I can only find the classes _BaseDataLoaderIter(object) and its subclasses _SingleProcessDataLoaderIter(_BaseDataLoaderIter) and _MultiProcessingDataLoaderIter(_BaseDataLoaderIter). However, when I look at the anaconda code on my PC in anaconda3/lib/python3.6/site-packages/torch/utils/data/dataloader.py
these three classes do not exist and instead there is only a class called _DataLoaderIter(object) (which seems somewhat similar to the implementation of _MultiProcessingDataLoaderIter, but they re not exactly the same).
Why cant I find the code of _DataLoaderIter(object) in the documentation? Does it have to do with different pytorch versions? If so, what consequences does that have if I use custom dataset, sampler and collate_fn functions? Will they work for either pytorch version?

1 Like

Hi,

All the classes that start with an underscore like _Foo are internal and so are not documented and can change between versions without notice.
The latest big change there I can think of is: https://github.com/pytorch/pytorch/pull/19228
Which version of pytorch do you currently have installed?

2 Likes

Hi
thank you for your reply!
I am currently using Version ‘1.0.1.post2’.
In your link indeed is explained that DataLoaderIter was split up into the two classes I have mentioned above. Does this mean that if I now implement a custom collate_fn, sampler and dataset, that these might not work on a newer pytorch version anymore?

It should.
Your dataset should only touch the Dataset and Sampler classes. Not the _* ones anyway right?
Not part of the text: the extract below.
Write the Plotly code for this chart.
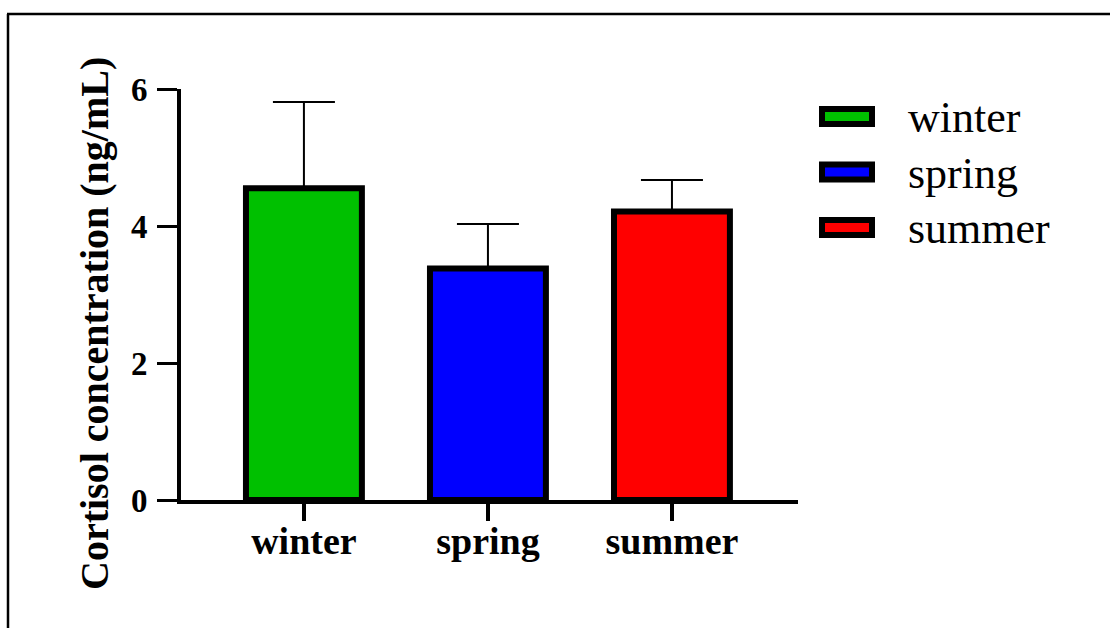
import plotly.graph_objects as go

# Cortisol concentration by season (mean with upper error bar)
seasons = ["winter", "spring", "summer"]
means = [4.55, 3.38, 4.21]
errors = [1.26, 0.65, 0.46]
bar_colors = ["#00C000", "#0000FF", "#FF0000"]
y_tick_values = [0, 2, 4, 6]
y_title = "Cortisol concentration (ng/mL)"

FONT = "Liberation Serif"
W, H = 1110, 628
L, R, T, B = 181, 312, 89, 128
PW = W - L - R
PH = H - T - B


def px_x(px):
    return (px - L) / PW


def px_y(py):
    return (H - B - py) / PH


fig = go.Figure()
fig.add_trace(go.Bar(
    x=seasons,
    y=means,
    width=0.63,
    marker=dict(color=bar_colors, line=dict(color="black", width=6)),
    error_y=dict(type="data", symmetric=False, array=errors,
                 arrayminus=[0] * len(errors), color="black",
                 thickness=2, width=31),
    showlegend=False,
))

shapes = []
annotations = []

# outer frame (left and top edges)
shapes.append(dict(type="line", xref="paper", yref="paper",
                   x0=px_x(8), x1=px_x(8), y0=px_y(14), y1=px_y(640),
                   line=dict(color="black", width=2.5)))
shapes.append(dict(type="line", xref="paper", yref="paper",
                   x0=px_x(7), x1=px_x(1120), y0=px_y(14), y1=px_y(14),
                   line=dict(color="black", width=2.5)))

# legend: outlined swatches with labels
for i, (name, col) in enumerate(zip(seasons, bar_colors)):
    cy = 116.5 + 55.5 * i
    shapes.append(dict(type="rect", xref="paper", yref="paper",
                       x0=px_x(822), x1=px_x(872),
                       y0=px_y(cy - 7.5), y1=px_y(cy + 7.5),
                       fillcolor=col, line=dict(color="black", width=6)))
    annotations.append(dict(xref="paper", yref="paper", x=px_x(906), y=px_y(cy + 1),
                            xanchor="left", yanchor="middle", showarrow=False,
                            text=name, font=dict(family=FONT, size=44, color="black")))

# rotated y-axis title
annotations.append(dict(xref="paper", yref="paper", x=px_x(94), y=px_y(324),
                        xanchor="center", yanchor="middle", showarrow=False,
                        textangle=-90, text=y_title,
                        font=dict(family=FONT, size=40, color="black", weight="bold")))

fig.update_layout(
    width=W, height=H,
    margin=dict(l=L, r=R, t=T, b=B, autoexpand=False),
    paper_bgcolor="white", plot_bgcolor="white",
    font=dict(family=FONT, color="black"),
    shapes=shapes,
    annotations=annotations,
    xaxis=dict(range=[-0.668, 2.685], showline=True, linewidth=4, linecolor="black",
               ticks="outside", ticklen=17, tickwidth=4, tickcolor="black",
               ticklabelstandoff=-13,
               tickfont=dict(family=FONT, size=38, color="black", weight="bold"),
               showgrid=False, zeroline=False, fixedrange=True),
    yaxis=dict(range=[0, 6], tickvals=y_tick_values, showline=True, linewidth=4,
               linecolor="black", ticks="outside", ticklen=20, tickwidth=3,
               tickcolor="black", ticklabelstandoff=3,
               tickfont=dict(family=FONT, size=33, color="black", weight="bold"),
               showgrid=False, zeroline=False, fixedrange=True),
)

fig.write_html("out.html", config={"displayModeBar": False})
Well I try to make the getitem method expecting two indices as parameters such that I can select data from a 3D tensor. To do so, I at least have to rewrite the collate_fn method, too. Maybe even more, but I havent got so far yet.

Can you linearize your two indices as a larger 1D tensor? That way you can use the base loader.

Only implementation details changed so custom dataset, sampler, and collate_fn that use public APIs will work as is.

1 Like

Thanks a lot for your replies both of you.
I have just realized that in both implementations, the getitem method is always assumed to only take one argument. Since in __DataLoaderIter class there is line 615:
batch = self.collate_fn([self.dataset[i] for i in indices])
and in the other case, when _MapDatasetFetcher is used, there is the line:
data = [self.dataset[idx] for idx in possibly_batched_index]
Thus, both implementations demand that the getitem method necessarily only takes one argument. And since both of the above are internal methods I guess I should not be changing.
So is there really no option that I adjust the getitem method to accept two indices and hence make use of my 3D dataset?